▶ [PROVIDED DATA]
──────

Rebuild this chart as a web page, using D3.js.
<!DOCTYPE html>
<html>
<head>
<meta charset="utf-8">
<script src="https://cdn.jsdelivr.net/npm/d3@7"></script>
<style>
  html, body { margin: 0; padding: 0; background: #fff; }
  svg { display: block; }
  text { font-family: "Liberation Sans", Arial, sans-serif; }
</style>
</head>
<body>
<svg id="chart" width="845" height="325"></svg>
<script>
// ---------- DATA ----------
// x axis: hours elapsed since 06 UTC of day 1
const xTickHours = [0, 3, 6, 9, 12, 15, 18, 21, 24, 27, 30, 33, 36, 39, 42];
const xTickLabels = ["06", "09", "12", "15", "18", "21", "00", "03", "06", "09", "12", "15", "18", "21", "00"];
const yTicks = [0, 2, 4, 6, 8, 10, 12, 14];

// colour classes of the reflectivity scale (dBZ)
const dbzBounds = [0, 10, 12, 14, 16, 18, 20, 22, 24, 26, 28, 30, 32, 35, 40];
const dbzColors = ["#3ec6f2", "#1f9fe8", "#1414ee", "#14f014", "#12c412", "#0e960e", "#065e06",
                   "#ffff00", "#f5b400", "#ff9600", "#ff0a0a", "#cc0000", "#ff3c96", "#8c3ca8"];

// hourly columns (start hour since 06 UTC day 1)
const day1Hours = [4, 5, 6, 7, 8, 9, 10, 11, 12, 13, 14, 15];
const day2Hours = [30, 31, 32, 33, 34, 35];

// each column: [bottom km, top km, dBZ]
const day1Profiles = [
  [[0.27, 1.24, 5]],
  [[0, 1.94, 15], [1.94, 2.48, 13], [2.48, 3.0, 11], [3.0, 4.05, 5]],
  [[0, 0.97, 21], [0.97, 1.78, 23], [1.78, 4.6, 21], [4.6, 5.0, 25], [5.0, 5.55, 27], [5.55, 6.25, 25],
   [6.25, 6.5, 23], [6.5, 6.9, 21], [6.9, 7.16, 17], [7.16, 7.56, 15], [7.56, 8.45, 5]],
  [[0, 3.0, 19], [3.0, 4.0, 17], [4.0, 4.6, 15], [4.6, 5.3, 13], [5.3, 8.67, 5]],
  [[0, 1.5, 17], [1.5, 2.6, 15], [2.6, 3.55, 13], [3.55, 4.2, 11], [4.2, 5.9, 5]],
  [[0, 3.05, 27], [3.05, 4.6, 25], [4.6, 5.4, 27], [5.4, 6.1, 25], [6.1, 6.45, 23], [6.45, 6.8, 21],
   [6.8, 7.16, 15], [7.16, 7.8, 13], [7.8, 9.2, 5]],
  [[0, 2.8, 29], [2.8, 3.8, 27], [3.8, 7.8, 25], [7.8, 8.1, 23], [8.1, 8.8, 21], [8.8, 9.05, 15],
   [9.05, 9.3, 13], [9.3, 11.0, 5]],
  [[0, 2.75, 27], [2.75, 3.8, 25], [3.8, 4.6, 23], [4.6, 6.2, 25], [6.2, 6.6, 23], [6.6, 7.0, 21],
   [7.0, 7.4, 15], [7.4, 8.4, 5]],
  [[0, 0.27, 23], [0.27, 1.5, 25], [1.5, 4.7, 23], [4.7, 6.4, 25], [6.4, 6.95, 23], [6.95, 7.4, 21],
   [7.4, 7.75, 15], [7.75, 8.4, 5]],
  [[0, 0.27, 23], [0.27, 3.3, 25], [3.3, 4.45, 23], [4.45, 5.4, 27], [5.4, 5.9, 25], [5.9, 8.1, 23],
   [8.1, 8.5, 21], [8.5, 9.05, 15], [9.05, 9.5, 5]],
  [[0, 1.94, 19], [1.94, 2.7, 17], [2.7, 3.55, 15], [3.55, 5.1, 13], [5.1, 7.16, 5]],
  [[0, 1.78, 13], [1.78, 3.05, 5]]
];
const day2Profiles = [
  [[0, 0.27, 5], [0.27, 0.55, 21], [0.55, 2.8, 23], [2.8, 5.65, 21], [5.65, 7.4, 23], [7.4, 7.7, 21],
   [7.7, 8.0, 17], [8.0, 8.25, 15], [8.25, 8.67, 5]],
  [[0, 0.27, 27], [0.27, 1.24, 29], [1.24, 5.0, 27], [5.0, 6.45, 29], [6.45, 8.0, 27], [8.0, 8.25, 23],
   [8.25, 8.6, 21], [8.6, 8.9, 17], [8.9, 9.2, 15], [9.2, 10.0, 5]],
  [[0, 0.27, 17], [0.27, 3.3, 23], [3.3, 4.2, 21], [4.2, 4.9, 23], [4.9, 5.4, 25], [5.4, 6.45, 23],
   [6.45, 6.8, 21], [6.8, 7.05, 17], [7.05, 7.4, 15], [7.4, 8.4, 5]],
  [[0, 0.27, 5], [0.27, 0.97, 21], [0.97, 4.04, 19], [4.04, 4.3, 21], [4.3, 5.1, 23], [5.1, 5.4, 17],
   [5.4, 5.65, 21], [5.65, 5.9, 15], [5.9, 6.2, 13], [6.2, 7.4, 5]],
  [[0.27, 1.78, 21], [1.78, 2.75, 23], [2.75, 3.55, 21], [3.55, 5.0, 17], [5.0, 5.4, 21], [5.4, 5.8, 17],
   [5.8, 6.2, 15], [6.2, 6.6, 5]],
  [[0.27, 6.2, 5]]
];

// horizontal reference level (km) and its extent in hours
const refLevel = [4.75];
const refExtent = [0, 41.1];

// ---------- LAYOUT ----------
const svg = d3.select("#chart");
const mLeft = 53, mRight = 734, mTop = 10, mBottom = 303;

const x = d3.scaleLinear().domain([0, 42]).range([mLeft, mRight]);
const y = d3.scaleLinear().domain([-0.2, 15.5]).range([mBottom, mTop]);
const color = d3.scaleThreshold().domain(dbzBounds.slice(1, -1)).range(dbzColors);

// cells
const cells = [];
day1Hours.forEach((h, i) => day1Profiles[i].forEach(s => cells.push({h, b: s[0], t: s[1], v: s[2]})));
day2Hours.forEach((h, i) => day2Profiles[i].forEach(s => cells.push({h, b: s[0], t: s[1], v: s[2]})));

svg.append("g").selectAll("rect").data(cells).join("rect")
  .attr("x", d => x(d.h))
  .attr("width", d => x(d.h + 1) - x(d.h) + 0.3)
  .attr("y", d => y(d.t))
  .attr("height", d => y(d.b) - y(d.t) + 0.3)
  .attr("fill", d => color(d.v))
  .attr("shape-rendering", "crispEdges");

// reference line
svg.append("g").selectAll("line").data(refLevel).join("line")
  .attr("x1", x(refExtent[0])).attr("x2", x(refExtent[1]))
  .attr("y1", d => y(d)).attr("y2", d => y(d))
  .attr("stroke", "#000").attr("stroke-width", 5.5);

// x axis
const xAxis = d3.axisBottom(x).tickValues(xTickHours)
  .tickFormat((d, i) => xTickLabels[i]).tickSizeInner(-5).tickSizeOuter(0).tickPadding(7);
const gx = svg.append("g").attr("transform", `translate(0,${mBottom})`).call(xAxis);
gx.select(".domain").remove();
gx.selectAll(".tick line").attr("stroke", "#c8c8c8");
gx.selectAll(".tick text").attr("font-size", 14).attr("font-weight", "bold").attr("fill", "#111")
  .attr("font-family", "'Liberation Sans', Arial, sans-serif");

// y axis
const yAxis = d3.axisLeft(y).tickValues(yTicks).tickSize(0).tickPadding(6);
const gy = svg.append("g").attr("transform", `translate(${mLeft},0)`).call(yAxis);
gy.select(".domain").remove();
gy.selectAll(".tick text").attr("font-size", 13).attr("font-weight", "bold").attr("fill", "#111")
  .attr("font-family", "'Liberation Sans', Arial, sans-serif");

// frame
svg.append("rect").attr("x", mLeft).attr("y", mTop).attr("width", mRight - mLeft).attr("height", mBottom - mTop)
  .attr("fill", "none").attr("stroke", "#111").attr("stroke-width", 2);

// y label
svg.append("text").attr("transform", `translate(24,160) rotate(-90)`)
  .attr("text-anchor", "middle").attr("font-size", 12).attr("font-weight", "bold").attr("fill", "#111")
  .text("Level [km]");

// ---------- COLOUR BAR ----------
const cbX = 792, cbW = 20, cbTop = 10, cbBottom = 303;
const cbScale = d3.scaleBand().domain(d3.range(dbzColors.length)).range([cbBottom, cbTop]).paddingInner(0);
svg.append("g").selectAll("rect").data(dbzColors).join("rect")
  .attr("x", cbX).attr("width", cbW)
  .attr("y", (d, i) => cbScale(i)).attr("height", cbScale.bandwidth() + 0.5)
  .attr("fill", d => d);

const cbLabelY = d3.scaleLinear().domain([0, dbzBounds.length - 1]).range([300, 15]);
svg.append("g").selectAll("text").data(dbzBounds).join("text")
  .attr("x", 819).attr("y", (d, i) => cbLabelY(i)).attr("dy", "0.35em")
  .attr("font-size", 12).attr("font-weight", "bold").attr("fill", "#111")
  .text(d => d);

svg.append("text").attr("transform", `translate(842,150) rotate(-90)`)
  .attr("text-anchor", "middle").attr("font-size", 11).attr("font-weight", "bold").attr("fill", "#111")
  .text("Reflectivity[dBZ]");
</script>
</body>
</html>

──────

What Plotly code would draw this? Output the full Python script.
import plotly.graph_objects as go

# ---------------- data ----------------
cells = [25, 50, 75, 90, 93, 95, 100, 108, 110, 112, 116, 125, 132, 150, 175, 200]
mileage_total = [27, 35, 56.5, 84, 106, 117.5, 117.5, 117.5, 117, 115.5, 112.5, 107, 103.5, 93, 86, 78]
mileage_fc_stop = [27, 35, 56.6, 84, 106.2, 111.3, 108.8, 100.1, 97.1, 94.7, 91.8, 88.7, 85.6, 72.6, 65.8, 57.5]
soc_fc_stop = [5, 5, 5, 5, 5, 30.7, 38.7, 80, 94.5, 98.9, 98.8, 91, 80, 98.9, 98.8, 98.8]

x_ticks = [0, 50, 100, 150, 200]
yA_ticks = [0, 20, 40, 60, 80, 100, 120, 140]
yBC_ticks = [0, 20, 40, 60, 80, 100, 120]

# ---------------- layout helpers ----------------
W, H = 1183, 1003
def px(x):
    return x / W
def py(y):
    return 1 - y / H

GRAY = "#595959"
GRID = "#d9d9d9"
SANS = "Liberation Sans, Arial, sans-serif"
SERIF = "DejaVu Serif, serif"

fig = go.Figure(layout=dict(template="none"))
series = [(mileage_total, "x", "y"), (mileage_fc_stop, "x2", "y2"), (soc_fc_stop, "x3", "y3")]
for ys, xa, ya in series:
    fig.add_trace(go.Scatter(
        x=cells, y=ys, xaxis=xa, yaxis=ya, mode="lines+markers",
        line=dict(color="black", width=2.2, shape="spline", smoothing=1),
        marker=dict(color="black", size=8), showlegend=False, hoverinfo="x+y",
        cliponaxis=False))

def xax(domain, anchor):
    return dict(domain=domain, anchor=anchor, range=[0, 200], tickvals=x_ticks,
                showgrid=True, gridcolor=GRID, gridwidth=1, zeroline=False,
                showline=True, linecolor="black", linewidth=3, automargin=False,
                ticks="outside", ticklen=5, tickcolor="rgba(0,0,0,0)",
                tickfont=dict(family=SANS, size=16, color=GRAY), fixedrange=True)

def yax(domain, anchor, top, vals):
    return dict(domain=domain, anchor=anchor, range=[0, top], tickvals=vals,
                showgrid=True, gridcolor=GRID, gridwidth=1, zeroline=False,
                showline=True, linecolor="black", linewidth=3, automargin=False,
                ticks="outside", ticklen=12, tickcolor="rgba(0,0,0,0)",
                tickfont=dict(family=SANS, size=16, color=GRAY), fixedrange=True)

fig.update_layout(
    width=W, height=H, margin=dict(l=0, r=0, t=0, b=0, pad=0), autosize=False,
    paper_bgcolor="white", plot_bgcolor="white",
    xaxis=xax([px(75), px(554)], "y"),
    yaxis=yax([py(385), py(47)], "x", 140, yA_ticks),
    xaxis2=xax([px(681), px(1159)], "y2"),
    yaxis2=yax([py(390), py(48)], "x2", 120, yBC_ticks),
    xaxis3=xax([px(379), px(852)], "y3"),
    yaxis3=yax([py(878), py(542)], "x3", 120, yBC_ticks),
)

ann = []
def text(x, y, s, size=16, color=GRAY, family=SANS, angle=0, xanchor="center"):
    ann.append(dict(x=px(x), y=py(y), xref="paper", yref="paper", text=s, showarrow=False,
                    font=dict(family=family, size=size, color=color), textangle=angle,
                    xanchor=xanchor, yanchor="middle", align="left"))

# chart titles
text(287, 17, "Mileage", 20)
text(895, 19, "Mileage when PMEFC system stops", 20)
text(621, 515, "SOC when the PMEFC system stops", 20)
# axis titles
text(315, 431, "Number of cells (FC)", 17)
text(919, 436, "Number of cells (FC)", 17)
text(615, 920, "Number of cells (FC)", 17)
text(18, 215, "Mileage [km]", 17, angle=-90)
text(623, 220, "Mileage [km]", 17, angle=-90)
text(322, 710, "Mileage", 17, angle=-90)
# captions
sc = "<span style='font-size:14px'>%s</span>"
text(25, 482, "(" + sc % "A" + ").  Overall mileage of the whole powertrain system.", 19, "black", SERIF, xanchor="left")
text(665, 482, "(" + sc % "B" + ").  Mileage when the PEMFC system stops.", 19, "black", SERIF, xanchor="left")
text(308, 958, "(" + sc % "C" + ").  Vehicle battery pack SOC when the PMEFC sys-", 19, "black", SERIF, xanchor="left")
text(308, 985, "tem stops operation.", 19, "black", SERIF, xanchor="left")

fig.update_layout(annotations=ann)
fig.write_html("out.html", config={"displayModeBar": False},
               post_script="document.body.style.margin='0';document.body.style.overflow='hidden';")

──────

▶ [YOUR TASK] Every line that holds the string "chart" should be returned.

▶ [WORKED ANSWER]
Rebuild this chart as a web page, using D3.js.
<svg id="chart" width="845" height="325"></svg>
const svg = d3.select("#chart");
# chart titles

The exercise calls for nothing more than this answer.